## RECORDS FOR THIS EXERCISE
■ ■ ■ ■ ■ ■ ■

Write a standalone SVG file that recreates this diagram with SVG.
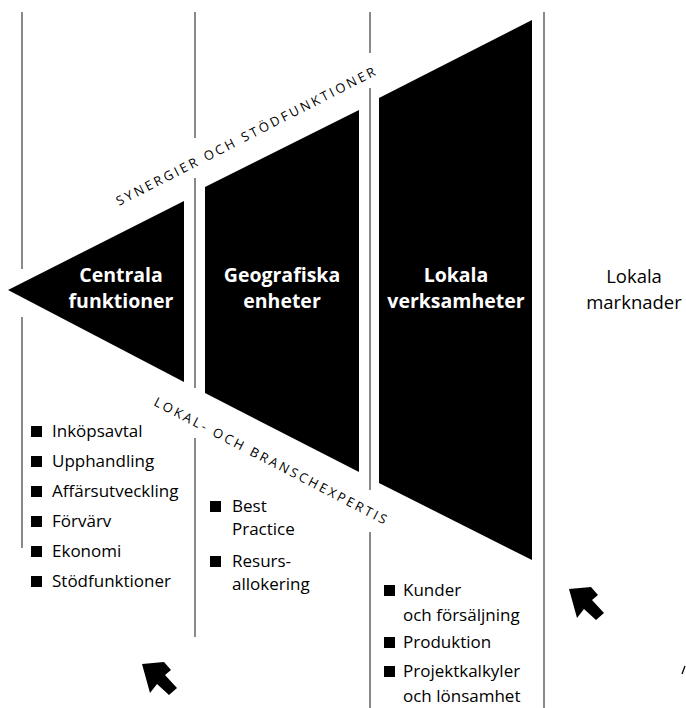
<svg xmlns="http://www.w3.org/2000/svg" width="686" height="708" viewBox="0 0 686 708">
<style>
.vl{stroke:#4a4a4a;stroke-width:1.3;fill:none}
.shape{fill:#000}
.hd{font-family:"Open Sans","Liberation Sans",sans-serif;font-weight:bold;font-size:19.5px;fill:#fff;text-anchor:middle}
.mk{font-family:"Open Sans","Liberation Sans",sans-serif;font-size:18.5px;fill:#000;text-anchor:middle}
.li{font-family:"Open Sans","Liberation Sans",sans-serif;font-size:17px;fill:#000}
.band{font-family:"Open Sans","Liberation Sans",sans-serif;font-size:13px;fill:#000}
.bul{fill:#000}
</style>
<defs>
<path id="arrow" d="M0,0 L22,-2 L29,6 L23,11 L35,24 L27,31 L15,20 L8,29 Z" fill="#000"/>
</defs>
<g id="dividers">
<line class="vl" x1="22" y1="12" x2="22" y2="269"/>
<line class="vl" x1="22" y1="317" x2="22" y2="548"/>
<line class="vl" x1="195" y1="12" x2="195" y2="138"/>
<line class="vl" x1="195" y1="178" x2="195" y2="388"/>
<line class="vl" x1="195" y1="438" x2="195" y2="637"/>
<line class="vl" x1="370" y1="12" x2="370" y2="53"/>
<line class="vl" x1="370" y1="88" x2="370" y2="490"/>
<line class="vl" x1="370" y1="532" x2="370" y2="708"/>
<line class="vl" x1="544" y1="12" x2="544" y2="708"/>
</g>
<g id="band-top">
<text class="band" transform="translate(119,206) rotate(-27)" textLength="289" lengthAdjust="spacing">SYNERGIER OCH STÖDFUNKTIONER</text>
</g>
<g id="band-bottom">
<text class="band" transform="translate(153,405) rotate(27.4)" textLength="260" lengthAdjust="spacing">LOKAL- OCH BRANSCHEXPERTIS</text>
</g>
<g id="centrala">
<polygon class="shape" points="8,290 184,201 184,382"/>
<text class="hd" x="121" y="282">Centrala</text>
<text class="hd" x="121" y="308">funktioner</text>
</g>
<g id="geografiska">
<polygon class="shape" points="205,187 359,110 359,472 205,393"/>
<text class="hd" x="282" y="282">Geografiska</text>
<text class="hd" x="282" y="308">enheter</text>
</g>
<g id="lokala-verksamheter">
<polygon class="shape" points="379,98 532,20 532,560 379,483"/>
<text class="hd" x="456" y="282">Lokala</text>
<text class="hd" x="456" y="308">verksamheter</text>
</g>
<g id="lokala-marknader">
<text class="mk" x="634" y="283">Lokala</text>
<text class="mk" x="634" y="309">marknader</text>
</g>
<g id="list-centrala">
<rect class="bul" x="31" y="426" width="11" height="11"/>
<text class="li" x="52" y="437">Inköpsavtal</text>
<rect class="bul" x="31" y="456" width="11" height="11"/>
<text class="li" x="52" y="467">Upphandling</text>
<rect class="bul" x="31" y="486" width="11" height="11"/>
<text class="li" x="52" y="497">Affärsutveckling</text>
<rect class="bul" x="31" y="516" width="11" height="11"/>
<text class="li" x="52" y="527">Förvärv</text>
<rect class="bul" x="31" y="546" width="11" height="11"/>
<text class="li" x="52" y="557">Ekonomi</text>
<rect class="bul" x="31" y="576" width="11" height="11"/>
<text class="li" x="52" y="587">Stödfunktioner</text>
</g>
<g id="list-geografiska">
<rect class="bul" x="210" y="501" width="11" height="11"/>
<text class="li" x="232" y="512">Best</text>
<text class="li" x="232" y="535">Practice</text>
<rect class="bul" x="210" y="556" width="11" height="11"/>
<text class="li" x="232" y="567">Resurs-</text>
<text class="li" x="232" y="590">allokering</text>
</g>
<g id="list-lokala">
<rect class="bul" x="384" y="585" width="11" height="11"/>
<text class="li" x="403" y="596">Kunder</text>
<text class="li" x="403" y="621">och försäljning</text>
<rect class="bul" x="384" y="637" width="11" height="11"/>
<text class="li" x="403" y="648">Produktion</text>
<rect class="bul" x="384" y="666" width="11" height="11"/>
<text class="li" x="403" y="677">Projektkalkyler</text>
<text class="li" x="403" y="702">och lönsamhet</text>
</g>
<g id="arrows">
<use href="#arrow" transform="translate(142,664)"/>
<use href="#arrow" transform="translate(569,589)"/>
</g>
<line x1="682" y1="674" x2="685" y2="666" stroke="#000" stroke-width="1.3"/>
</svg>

■ ■ ■ ■ ■ ■ ■

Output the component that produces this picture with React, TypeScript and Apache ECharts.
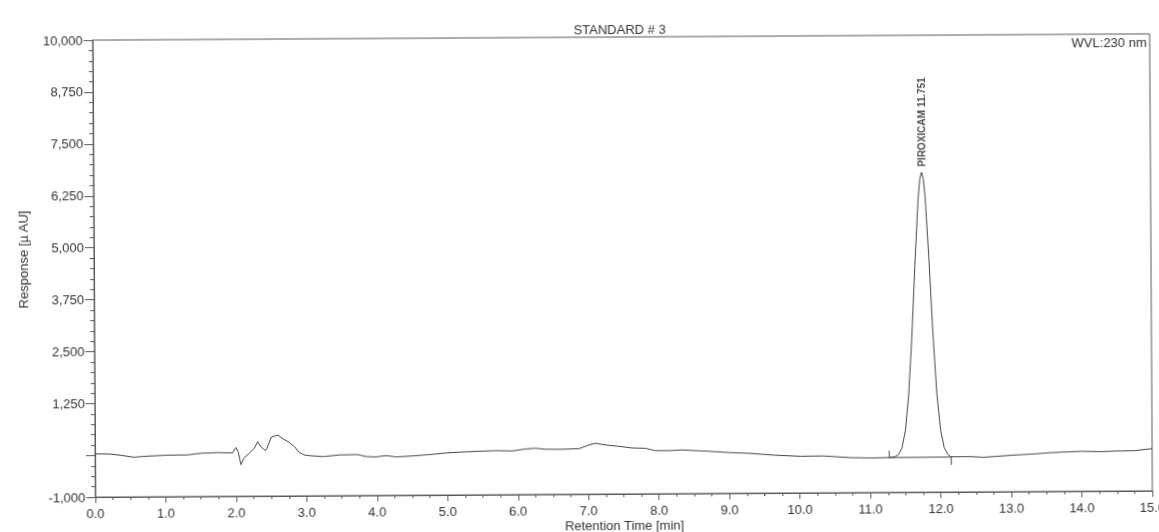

■ ■ ■ ■ ■ ■ ■

## EXERCISE AIM
Which lines in the records above contain the string "that"? Copy each one.

## RESULT OF THE EXERCISE
Write a standalone SVG file that recreates this diagram with SVG.
Output the component that produces this picture with React, TypeScript and Apache ECharts.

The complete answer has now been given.